The “chopping and changing” of courses was a source of much frustration.

“I’d vote for any party that would deliver a coherent structure with time to consolidate the proper changes,” another principal teacher declared.

But it took one of the school’s technicians to declare that the ideal for which he would vote would be “teachers more involved in decision-making”.

He said: “A lot of things are foisted on teachers without them having a say. That’s the single biggest problem in education.”

An active member of the Labour Party, he called for a wider discussion of the use of private funds to build schools (the private finance initiative), under which five Falkirk schools are likely to be modernised. “Resourcing is important to me as I am a resource,” he said.
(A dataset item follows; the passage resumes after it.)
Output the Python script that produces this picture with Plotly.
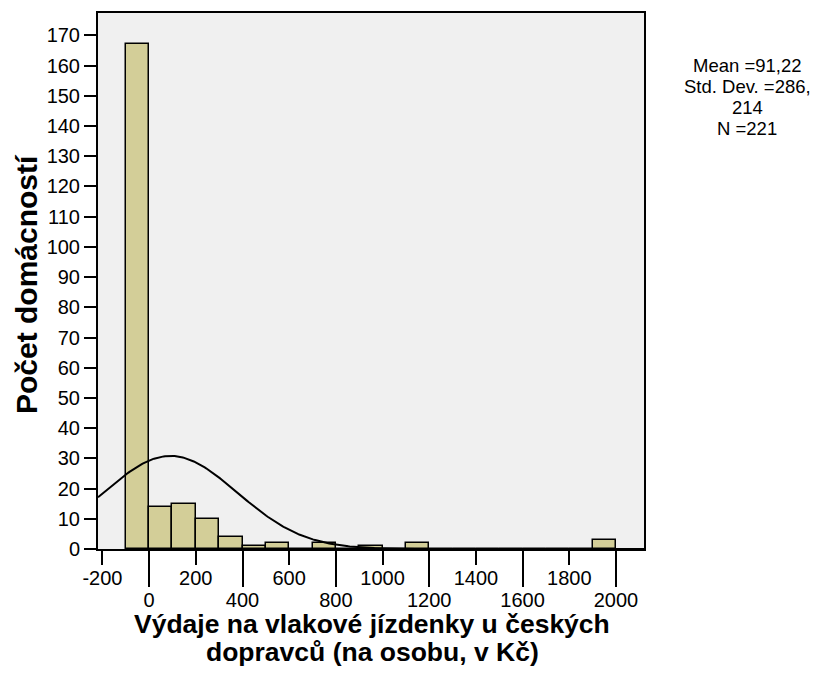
import numpy as np
import plotly.graph_objects as go

# ---- data ----
bin_left = [-100, 0, 100, 200, 300, 400, 500, 600, 700, 800, 900, 1000,
            1100, 1200, 1300, 1400, 1500, 1600, 1700, 1800, 1900]
counts = [167, 14, 15, 10, 4, 1, 2, 0, 2, 0, 1, 0,
          2, 0, 0, 0, 0, 0, 0, 0, 3]
bin_width = 100
mean_val = 91.22
sd_val = 286.214
n_val = 221
stats_lines = ["Mean =91,22", "Std. Dev. =286,", "214", "N =221"]
x_ticks_row1 = [-200, 200, 600, 1000, 1400, 1800]
x_ticks_row2 = [0, 400, 800, 1200, 1600, 2000]
y_ticks = list(range(0, 171, 10))
x_title = ["Výdaje na vlakové jízdenky u českých", "dopravců (na osobu, v Kč)"]
y_title = "Počet domácností"

# ---- layout geometry ----
W, H = 822, 684
L, R, T, B = 98, 178, 13, 135
PW, PH = W - L - R, H - T - B
x_range = [-219, 2120]
y_range = [0, 177.4]


def px2x(px):
    return (px - L) / PW


def py2y(py):
    return (H - B - py) / PH


FONT = "Liberation Sans, Arial, sans-serif"

fig = go.Figure()

centers = [b + bin_width / 2 for b in bin_left]
fig.add_trace(go.Bar(
    x=centers, y=counts, width=[bin_width] * len(counts),
    marker=dict(color="#D3CE98", line=dict(color="black", width=1.5)),
    hoverinfo="skip", showlegend=False, xaxis="x", yaxis="y",
))

# normal curve from the printed statistics
xc = np.linspace(x_range[0], x_range[1], 400)
yc = n_val * bin_width / (sd_val * np.sqrt(2 * np.pi)) * np.exp(-0.5 * ((xc - mean_val) / sd_val) ** 2)
fig.add_trace(go.Scatter(
    x=xc, y=yc, mode="lines", line=dict(color="black", width=2),
    hoverinfo="skip", showlegend=False, xaxis="x2", yaxis="y",
))
# invisible anchors so the label-only axes are drawn
for ax in ["x3", "x4"]:
    fig.add_trace(go.Scatter(
        x=[x_range[0]], y=[0], mode="markers", marker=dict(opacity=0),
        hoverinfo="skip", showlegend=False, xaxis=ax, yaxis="y",
    ))

tickfont = dict(family=FONT, size=20, color="black")
common = dict(range=x_range, tickmode="array", showgrid=False, zeroline=False)

fig.update_layout(
    width=W, height=H,
    margin=dict(l=L, r=R, t=T, b=B, autoexpand=False),
    paper_bgcolor="white", plot_bgcolor="#F0F0F0",
    bargap=0,
    # tick marks
    xaxis=dict(
        **common, tickvals=x_ticks_row1, showticklabels=False,
        ticks="outside", ticklen=14, tickwidth=2, tickcolor="black",
        showline=True, linecolor="black", linewidth=2, mirror=True,
    ),
    xaxis2=dict(
        **common, overlaying="x", anchor="y", side="bottom",
        tickvals=x_ticks_row2, showticklabels=False,
        ticks="outside", ticklen=37, tickwidth=2, tickcolor="black",
        showline=False,
    ),
    # tick labels
    xaxis3=dict(
        **common, overlaying="x", anchor="y", side="bottom",
        tickvals=x_ticks_row1, ticktext=[str(v) for v in x_ticks_row1],
        ticks="outside", ticklen=11, tickcolor="rgba(0,0,0,0)",
        showline=False, tickfont=tickfont,
    ),
    xaxis4=dict(
        **common, overlaying="x", anchor="y", side="bottom",
        tickvals=x_ticks_row2, ticktext=[str(v) for v in x_ticks_row2],
        ticks="outside", ticklen=33, tickcolor="rgba(0,0,0,0)",
        showline=False, tickfont=tickfont,
    ),
    yaxis=dict(
        range=y_range, tickmode="array", tickvals=y_ticks,
        ticks="outside", ticklen=12, tickwidth=2, tickcolor="black",
        showline=True, linecolor="black", linewidth=2, mirror=True,
        showgrid=False, zeroline=False, tickfont=tickfont,
    ),
)

ann = []
ann.append(dict(
    text=y_title, x=px2x(26), y=py2y(284), xref="paper", yref="paper",
    xanchor="center", yanchor="middle", textangle=-90, showarrow=False,
    font=dict(family=FONT, size=30, color="black", weight="bold"),
))
for line, py in zip(x_title, [624, 652]):
    ann.append(dict(
        text=line, x=px2x(372), y=py2y(py), xref="paper", yref="paper",
        xanchor="center", yanchor="middle", showarrow=False,
        font=dict(family=FONT, size=26.5, color="black", weight="bold"),
    ))
for line, py in zip(stats_lines, [66, 86.8, 107.6, 128.4]):
    ann.append(dict(
        text=line, x=px2x(747), y=py2y(py), xref="paper", yref="paper",
        xanchor="center", yanchor="middle", showarrow=False,
        font=dict(family=FONT, size=18.5, color="black"),
    ))
fig.update_layout(annotations=ann)

fig.write_html("out.html", config={"displayModeBar": False},
               post_script="document.body.style.margin='0';")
Worries over PFI, under which non-teaching jobs are taken over by the private sector, also exercised the minds of office staff. They saw education as important in deciding how they voted and one secretary said equipment and books should be a priority.

A probationer on her second year of supply work saw education as her number one priority in voting and was attracted by the Liberal Democrat proposal of a penny on tax for education. She was not convinced by the Government’s preoccupation with putting new computers in schools, but wanted more books and smaller class sizes on the principle that “the best resource is the teacher”.

Falkirk High lies in Dennis Canavan’s Falkirk West constituency, so there is a pronounced “Canavan factor”, following his decision to stand against the official Labour candidate. Most traditional Labour members of the staff said they would declare for Canavan on an Independent ticket on their first vote, giving only their second vote to Labour.

“Many of the teachers will vote for him,” one said, “because he has supported the school very well over the years. He visits, often writes to pupils individually in response to modern studies projects, holds pupil surgeries and takes time to help the school. That’s real not rhetoric.”

So some politicians appeal to teachers after all.